- Associated Press - Saturday, May 11, 2019

BATON ROUGE, La. (AP) - Louisiana lawmakers shouldn’t be creating new tax break programs less than a year after reaching a tax compromise that ended nearly a decade of budget instability, said Gov. John Bel Edwards, suggesting he’d jettison any pricey exemptions that might reach his desk.

“For the most part, it’s a conversation we should not be having,” the Democratic governor said Friday.

As they head into the fall election period, lawmakers in the House have backed a proposal to restore suspended sales tax holidays. Republicans and Democrats have suggested creating new tax exemptions for low-producing oil wells, rural job investments, certain health providers, diapers and feminine hygiene products. And some Republicans want to rework or remove the 0.45% state sales tax passed last year as the centerpiece of the seven-year tax compromise that stabilized state finances.
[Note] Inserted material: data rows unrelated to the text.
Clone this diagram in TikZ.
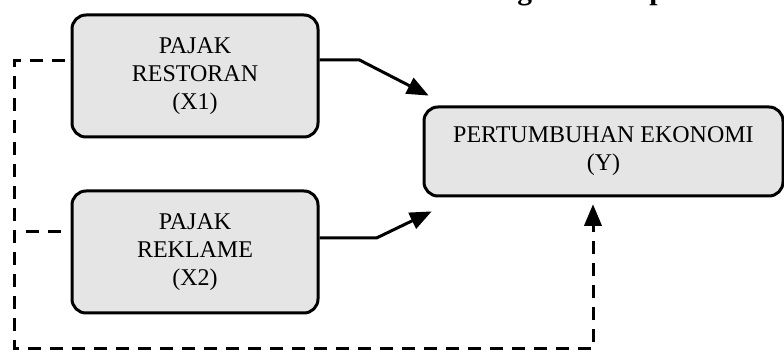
\documentclass[tikz,border=0pt]{standalone}
\usepackage{fontspec}
\setmainfont{Liberation Serif}
\usepackage{tikz}
\usetikzlibrary{arrows}
\tikzstyle{variabel}=[rectangle,rounded corners=7pt,minimum width=123pt,
minimum height=61pt,text centered,align=center,line width=1.5pt,draw=black,fill=gray!20,
font=\fontsize{12}{14}\selectfont]
\tikzstyle{arrow}=[line width=1.5pt,->,>=triangle 45]
\tikzstyle{dasharrow}=[line width=1.5pt,dash pattern=on 6.5pt off 4.5pt,->,>=triangle 45]
\tikzstyle{dashline}=[line width=1.5pt,dash pattern=on 6.5pt off 4.5pt]

\begin{document}
\begin{tikzpicture}[node distance=88pt]
        \useasboundingbox (0,0) rectangle (392pt,-176pt);
        \node (judul) [anchor=base west,font=\bfseries\fontsize{14.75}{16}\selectfont] at (215pt,0.25pt) {Kerangka Konsep};

        \node (x1) [variabel] at (97.5pt,-38pt) {PAJAK\\RESTORAN\\(X1)};
        \node (x2) [variabel,below of=x1] {PAJAK\\REKLAME\\(X2)};
        \node (y) [variabel,minimum width=179.5pt,minimum height=44.5pt] at (301.75pt,-75.75pt) {PERTUMBUHAN EKONOMI\\(Y)};
        \coordinate (sudut) at (7pt,-174.5pt);

        \draw [arrow] ([yshift=8pt]x1.east) -- ++(20pt,0) -- ([xshift=3pt,yshift=5pt]y.north west);
        \draw [arrow] ([yshift=7pt]x2.east) -- ++(28.5pt,0) -- ([xshift=4.5pt,yshift=-7pt]y.south west);

        \draw [dasharrow] ([xshift=-3pt,yshift=7.5pt]x1.west) -| (sudut) -| ([xshift=-5.25pt,yshift=-3.5pt]y.south);
        \draw [dashline] ([xshift=-5pt,yshift=10pt]x2.west) -- ++(-24pt,0);

    \end{tikzpicture}
\end{document}
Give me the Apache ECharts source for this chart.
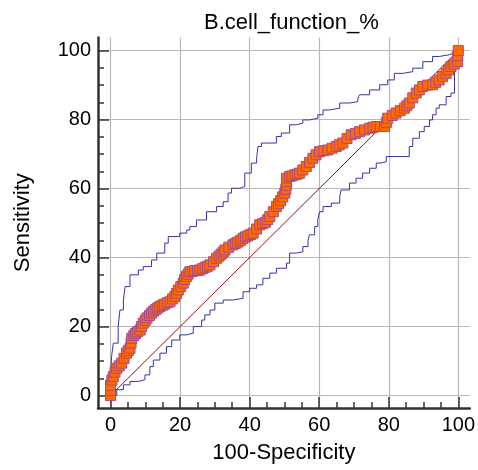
<!DOCTYPE html>
<html>
<head>
<meta charset="utf-8">
<title>ROC</title>
<script src="https://cdn.jsdelivr.net/npm/echarts@6/dist/echarts.min.js"></script>
<style>
html, body { margin: 0; padding: 0; background: #fff; }
#chart { width: 478px; height: 470px; }
</style>
</head>
<body>
<div id="chart"></div>
<script>
// ROC 曲线数据 (100-Specificity, Sensitivity)
const rocPoints = [
    [0, 0], [0, 1.5], [0, 3], [0.4, 4.5], [0.8, 5.5], [1.3, 6.8], [1.8, 7.9], [2.5, 8.6], [3.2, 9.4],
    [3.9, 10.8], [4.6, 12.3], [5.1, 13], [5.6, 13.7], [5.9, 15.2], [6.1, 16.6], [6.7, 17.4], [7.2, 18],
    [7.8, 18.5], [8.5, 19], [8.9, 20], [9.4, 21], [10, 21.8], [10.5, 22.5], [11.2, 23.2], [11.8, 23.9],
    [12.4, 24.5], [13, 25], [13.6, 25.4], [14.2, 25.8], [14.9, 26.2], [15.5, 26.5], [16.3, 26.9],
    [17.1, 27.2], [17.8, 28], [18.5, 28.7], [19, 29.6], [19.5, 30.6], [20.2, 31.6], [20.9, 32.6],
    [21.3, 33.6], [21.8, 34.5], [22.3, 35.2], [22.8, 35.9], [23.5, 36], [24.2, 36.2], [25, 36.3],
    [25.7, 36.4], [26.5, 36.8], [27.2, 37.2], [27.9, 37.5], [28.6, 37.9], [29.6, 38.8], [30.5, 39.8],
    [31.2, 40.4], [31.8, 41], [32.4, 41.6], [32.9, 42.2], [34, 43], [35.2, 43.7], [35.9, 44.1],
    [36.6, 44.5], [37.4, 45], [38.1, 45.6], [38.8, 46], [39.5, 46.3], [40.3, 46.7], [41, 47.1],
    [42, 48.3], [42.9, 49.5], [43.7, 49.8], [44.5, 50.2], [45.2, 51], [45.8, 51.9], [46.8, 53.3],
    [47.7, 54.8], [48.3, 55.6], [48.9, 56.5], [49.5, 57.6], [50.1, 58.7], [50.4, 59.8], [50.6, 61],
    [50.6, 62], [50.6, 63], [51.5, 63.5], [52.2, 63.7], [53, 64], [53.7, 64.2], [54.4, 64.5],
    [55.3, 65.4], [56.3, 66.4], [57.2, 67.6], [58.2, 68.8], [59.1, 69.8], [60.1, 70.7], [61.3, 71],
    [62.5, 71.2], [63.7, 71.7], [64.9, 72.2], [65.8, 72.7], [66.8, 73.2], [68, 74.5], [69.2, 75.6],
    [70.4, 76], [71.6, 76.5], [73, 77], [74.5, 77.5], [75.5, 77.8], [76.4, 78], [77.6, 78], [78.8, 78],
    [79.3, 79.2], [79.7, 80.4], [81, 81.2], [82.1, 81.9], [83.3, 82.6], [84.5, 83.3], [85.2, 84],
    [85.9, 84.8], [86.9, 86.3], [87.9, 87.7], [88.8, 88.6], [89.8, 89.6], [91.2, 90], [92.6, 90.1],
    [93.5, 90.8], [94.5, 91.5], [95.5, 92.5], [96.5, 93.4], [97.2, 94.4], [97.9, 95.4], [98.8, 96.1],
    [99.8, 96.8], [99.8, 98.5], [100, 100]
]
// 置信区间上界
const upperBand = [
    [0, 0], [0, 5.5], [0.3, 11.3], [0.8, 15.2], [2.2, 20], [2.7, 24.8], [3.7, 27.7], [4.2, 31.6],
    [5.6, 35], [8, 36.4], [9.4, 37.4], [11.8, 39.3], [13.3, 41.3], [15.6, 44.2], [16.6, 46.1],
    [19.9, 47.1], [21.9, 48], [22.8, 49], [24.7, 50.9], [27.6, 53.3], [30.5, 54.8], [32.4, 56.2],
    [33.8, 58.7], [34.8, 60.1], [37.2, 60.6], [38.6, 64.5], [40.5, 67.4], [42, 68.8], [42.4, 72.2],
    [43.4, 73.2], [46.7, 73.2], [47.7, 75.1], [49.1, 76.1], [51.5, 78.5], [53.4, 79], [55.3, 79.9],
    [57.2, 80.4], [59.6, 81.4], [61.1, 82.8], [63, 83.3], [65.9, 84.8], [68.7, 85.2], [71.1, 86.2],
    [71.6, 87.2], [74.5, 88.6], [77.4, 90.1], [79.7, 91.5], [81.6, 93.4], [84, 93.9], [86.9, 94.9],
    [89.8, 96.8], [92.6, 98.3], [94.5, 98.8], [97.4, 99.3], [98.9, 100], [100, 100]
]
// 置信区间下界
const lowerBand = [
    [0, 0], [1.8, 0], [3.7, 1.7], [5.6, 3.1], [8, 4.1], [9.9, 4.6], [11.3, 6], [12.3, 8.4],
    [14.2, 10.3], [16.1, 12.3], [17.6, 14.2], [19.9, 16.1], [21.9, 17.6], [23.8, 18.1], [26.2, 20],
    [27.1, 21.9], [28.6, 23.4], [30, 24.8], [32.4, 26.8], [35.2, 27.7], [38.1, 28.2], [40, 30.1],
    [42, 31.1], [43.8, 32.1], [45.8, 34], [47.7, 35.5], [50.6, 36.9], [51.5, 38.4], [53.4, 41.3],
    [55.3, 41.7], [56.8, 43.2], [57.2, 45.1], [58.7, 46.6], [59.6, 49], [60.1, 50.9], [61.1, 53.3],
    [63.5, 54.8], [65.9, 55.8], [66.3, 57.7], [68.7, 59.6], [70.6, 61.6], [72.5, 63], [74.5, 64.5],
    [76.4, 65.9], [77.8, 67.4], [79.3, 67.8], [82.1, 69.3], [85.9, 69.3], [86.9, 72.2], [88.8, 74.6],
    [90.2, 76.5], [91.7, 78], [92.6, 79.9], [93.6, 81.4], [94.5, 83.3], [96.5, 84.3], [97.9, 86.7],
    [98.9, 87.7], [99.3, 95.4], [99.8, 97.3], [100, 100]
]
const diagonal = [[0, 0], [100, 100]]
// 刻度
const majorTicks = [0, 20, 40, 60, 80, 100]
const minorTicks = [0, 5, 10, 15, 20, 25, 30, 35, 40, 45, 50, 55, 60, 65, 70, 75, 80, 85, 90, 95, 100]

const font = "'Liberation Sans', Arial, sans-serif"
const axisColor = '#333'

function mainAxis (min, max, name, gap) {
    return {
        type: 'value', min: min, max: max,
        name: name, nameLocation: 'middle', nameGap: gap,
        nameTextStyle: { color: '#000', fontSize: 22, fontFamily: font },
        axisLine: { show: true, onZero: false, lineStyle: { color: axisColor, width: 2.5 } },
        axisTick: { show: true, inside: true, length: 11, customValues: majorTicks, lineStyle: { color: axisColor, width: 1.5 } },
        axisLabel: { customValues: majorTicks, color: '#000', fontSize: 20, fontFamily: font, margin: 7 },
        splitLine: { show: true, lineStyle: { color: '#b8b8b8', width: 1.2 } }
    }
}
function minorAxis (min, max) { //只画小刻度
    return {
        type: 'value', min: min, max: max,
        axisLine: { show: false, onZero: false },
        axisTick: { show: true, inside: true, length: 6, customValues: minorTicks, lineStyle: { color: axisColor, width: 1.5 } },
        axisLabel: { show: false },
        splitLine: { show: false }
    }
}

const xMain = mainAxis(-3.6, 103.3, '100-Specificity', 34)
xMain.position = 'bottom'
const xMinor = minorAxis(-3.6, 103.3)
xMinor.position = 'bottom'
const yMain = mainAxis(-3.6, 103.8, 'Sensitivity', 64)
yMain.position = 'left'
const yMinor = minorAxis(-3.6, 103.8)
yMinor.position = 'left'

const chart = echarts.init(document.getElementById('chart'), null, { renderer: 'canvas' })
const option = {
    animation: false,
    backgroundColor: '#fff',
    title: {
        text: 'B.cell_function_%',
        left: 199, top: 7,
        textStyle: { color: '#000', fontSize: 22, fontWeight: 'normal', fontFamily: font }
    },
    grid: { left: 98, right: 7.5, top: 37.5, bottom: 62 },
    xAxis: [xMain, xMinor],
    yAxis: [yMain, yMinor],
    series: [
        {
            type: 'line', data: upperBand, step: 'end', symbol: 'none',
            lineStyle: { color: '#3535a5', width: 1 }
        },
        {
            type: 'line', data: lowerBand, step: 'start', symbol: 'none',
            lineStyle: { color: '#3535a5', width: 1 }
        },
        {
            type: 'line', data: diagonal, symbol: 'none',
            lineStyle: { color: '#8b1010', width: 1 }
        },
        {
            type: 'line', data: rocPoints, symbol: 'rect', symbolSize: 10,
            itemStyle: { color: '#ff6a00', borderColor: '#a8488c', borderWidth: 1 },
            lineStyle: { color: '#a8488c', width: 1 }
        }
    ]
}
chart.setOption(option)
</script>
</body>
</html>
Price tags for the bills range from a few hundred thousand dollars a year to tens of millions of dollars annually.

Lawmakers argue the tax breaks encourage business growth, economic development projects or fairness in state tax laws. The Republicans pushing to undo the 0.45% sales tax - one such proposal is scheduled for a Monday hearing - say state surpluses show Louisiana doesn’t need the tax.

Edwards said the hard-fought tax deal struck with the majority-Republican Legislature after 10 legislative sessions since 2016 shouldn’t be upended with new carve-outs for favored groups. He noted that several government watchdog groups told him and lawmakers that “what we needed to focus on was reining in all of the tax expenditures, the giveaways, the incentives.”

“Here we finally achieved some level of stability, and the Legislature introduces a slew of new exemptions and so forth,” the governor said. “So I think, for the most part, these are things that we should not be considering at this point in time. And it is my intention to protect the state general fund and the budget.”

Edwards gave himself some wiggle room, however, declining to say he’d reject every tax break that could win final legislative passage.

“I’m obviously trying to leave myself just a little bit of flexibility,” he said. “But I will tell you there won’t be any high-dollar items in terms of new tax expenditures that will be approved.”